╭─ Data to process

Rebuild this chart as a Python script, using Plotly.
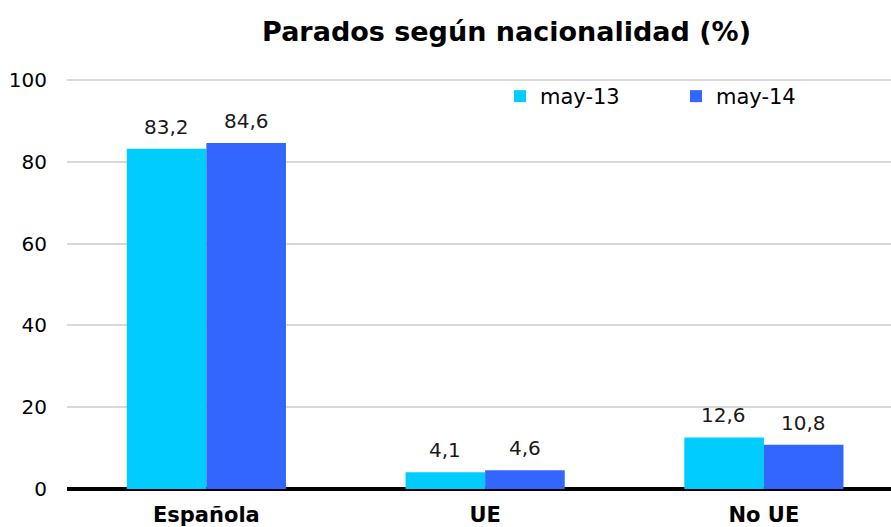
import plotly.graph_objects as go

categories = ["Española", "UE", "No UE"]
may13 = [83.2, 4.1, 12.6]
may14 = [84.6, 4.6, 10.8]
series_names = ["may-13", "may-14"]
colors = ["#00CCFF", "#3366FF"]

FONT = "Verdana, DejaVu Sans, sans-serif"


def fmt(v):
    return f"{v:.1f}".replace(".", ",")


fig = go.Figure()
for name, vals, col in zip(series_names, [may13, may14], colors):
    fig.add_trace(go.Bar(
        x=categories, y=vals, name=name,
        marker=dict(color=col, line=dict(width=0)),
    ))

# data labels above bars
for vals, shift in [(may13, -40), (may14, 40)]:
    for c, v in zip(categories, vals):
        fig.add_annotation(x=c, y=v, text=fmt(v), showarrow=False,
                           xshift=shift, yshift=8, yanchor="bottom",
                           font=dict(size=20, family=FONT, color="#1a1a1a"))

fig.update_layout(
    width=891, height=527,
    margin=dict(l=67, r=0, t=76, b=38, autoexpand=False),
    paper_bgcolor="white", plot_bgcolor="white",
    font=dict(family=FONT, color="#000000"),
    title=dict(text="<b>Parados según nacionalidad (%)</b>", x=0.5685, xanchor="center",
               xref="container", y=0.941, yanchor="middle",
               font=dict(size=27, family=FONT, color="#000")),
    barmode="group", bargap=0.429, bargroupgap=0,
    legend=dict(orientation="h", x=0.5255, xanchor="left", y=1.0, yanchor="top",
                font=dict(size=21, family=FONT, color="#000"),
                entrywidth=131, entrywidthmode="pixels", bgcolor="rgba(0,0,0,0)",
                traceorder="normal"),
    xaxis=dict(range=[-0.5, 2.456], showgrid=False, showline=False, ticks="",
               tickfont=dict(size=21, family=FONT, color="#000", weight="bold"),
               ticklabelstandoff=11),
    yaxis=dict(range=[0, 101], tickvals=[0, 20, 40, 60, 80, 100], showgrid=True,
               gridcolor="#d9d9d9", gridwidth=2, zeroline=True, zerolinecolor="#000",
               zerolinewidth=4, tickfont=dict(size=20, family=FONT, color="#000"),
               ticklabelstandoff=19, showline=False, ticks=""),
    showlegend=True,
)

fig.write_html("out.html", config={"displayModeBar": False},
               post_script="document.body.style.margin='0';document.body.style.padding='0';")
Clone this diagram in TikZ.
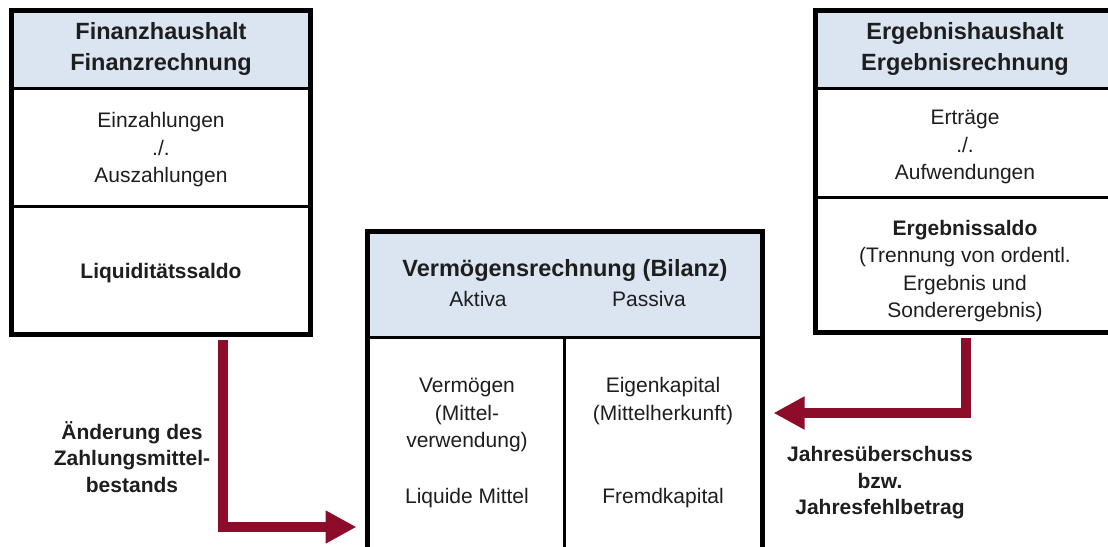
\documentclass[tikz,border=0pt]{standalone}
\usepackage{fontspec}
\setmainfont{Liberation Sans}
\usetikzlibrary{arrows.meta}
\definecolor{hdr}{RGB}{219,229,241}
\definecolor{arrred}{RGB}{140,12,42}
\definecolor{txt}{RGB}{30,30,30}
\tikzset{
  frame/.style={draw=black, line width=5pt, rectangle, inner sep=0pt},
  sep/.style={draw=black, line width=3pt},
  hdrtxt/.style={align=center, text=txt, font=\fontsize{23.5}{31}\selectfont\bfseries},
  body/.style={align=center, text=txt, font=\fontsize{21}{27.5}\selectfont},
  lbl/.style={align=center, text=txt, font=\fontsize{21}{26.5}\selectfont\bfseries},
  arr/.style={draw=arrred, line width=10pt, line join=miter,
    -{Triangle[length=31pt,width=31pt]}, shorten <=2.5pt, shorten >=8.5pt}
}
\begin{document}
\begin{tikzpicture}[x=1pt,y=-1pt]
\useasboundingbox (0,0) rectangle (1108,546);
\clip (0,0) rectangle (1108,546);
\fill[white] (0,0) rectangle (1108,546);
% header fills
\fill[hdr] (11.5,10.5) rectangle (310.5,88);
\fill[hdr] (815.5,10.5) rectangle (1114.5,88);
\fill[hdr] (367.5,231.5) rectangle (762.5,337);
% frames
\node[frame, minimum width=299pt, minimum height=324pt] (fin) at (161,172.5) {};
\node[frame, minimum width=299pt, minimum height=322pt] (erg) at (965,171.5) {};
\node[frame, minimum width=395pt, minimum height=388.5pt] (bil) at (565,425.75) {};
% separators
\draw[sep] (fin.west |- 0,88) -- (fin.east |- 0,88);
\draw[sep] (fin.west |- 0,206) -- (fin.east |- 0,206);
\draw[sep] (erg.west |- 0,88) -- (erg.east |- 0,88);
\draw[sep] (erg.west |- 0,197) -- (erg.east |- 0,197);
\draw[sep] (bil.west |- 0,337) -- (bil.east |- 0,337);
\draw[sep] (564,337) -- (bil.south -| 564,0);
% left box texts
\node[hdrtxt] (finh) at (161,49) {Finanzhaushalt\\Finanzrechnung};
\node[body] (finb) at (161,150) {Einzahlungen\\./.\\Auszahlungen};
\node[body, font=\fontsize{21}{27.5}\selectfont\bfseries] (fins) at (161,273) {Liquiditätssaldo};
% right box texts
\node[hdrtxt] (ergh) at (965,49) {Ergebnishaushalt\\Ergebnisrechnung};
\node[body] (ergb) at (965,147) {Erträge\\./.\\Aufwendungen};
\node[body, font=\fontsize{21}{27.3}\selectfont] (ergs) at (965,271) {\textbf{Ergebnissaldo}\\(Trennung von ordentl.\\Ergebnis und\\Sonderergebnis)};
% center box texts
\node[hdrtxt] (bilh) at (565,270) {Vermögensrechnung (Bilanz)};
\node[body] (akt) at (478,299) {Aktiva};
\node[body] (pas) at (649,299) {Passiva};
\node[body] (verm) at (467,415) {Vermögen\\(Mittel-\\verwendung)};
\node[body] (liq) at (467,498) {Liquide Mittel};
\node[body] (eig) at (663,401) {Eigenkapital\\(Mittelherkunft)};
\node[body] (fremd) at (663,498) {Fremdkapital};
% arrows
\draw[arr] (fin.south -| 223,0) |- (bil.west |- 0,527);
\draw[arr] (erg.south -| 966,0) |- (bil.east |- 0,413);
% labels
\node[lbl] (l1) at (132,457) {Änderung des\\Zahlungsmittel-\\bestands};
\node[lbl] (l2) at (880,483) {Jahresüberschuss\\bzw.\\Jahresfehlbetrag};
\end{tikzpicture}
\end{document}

╰─

§ **Aim**:
Filter the entries down to the lines containing "this". Copy each of those lines.

§ **Written reply**:
Rebuild this chart as a Python script, using Plotly.
Clone this diagram in TikZ.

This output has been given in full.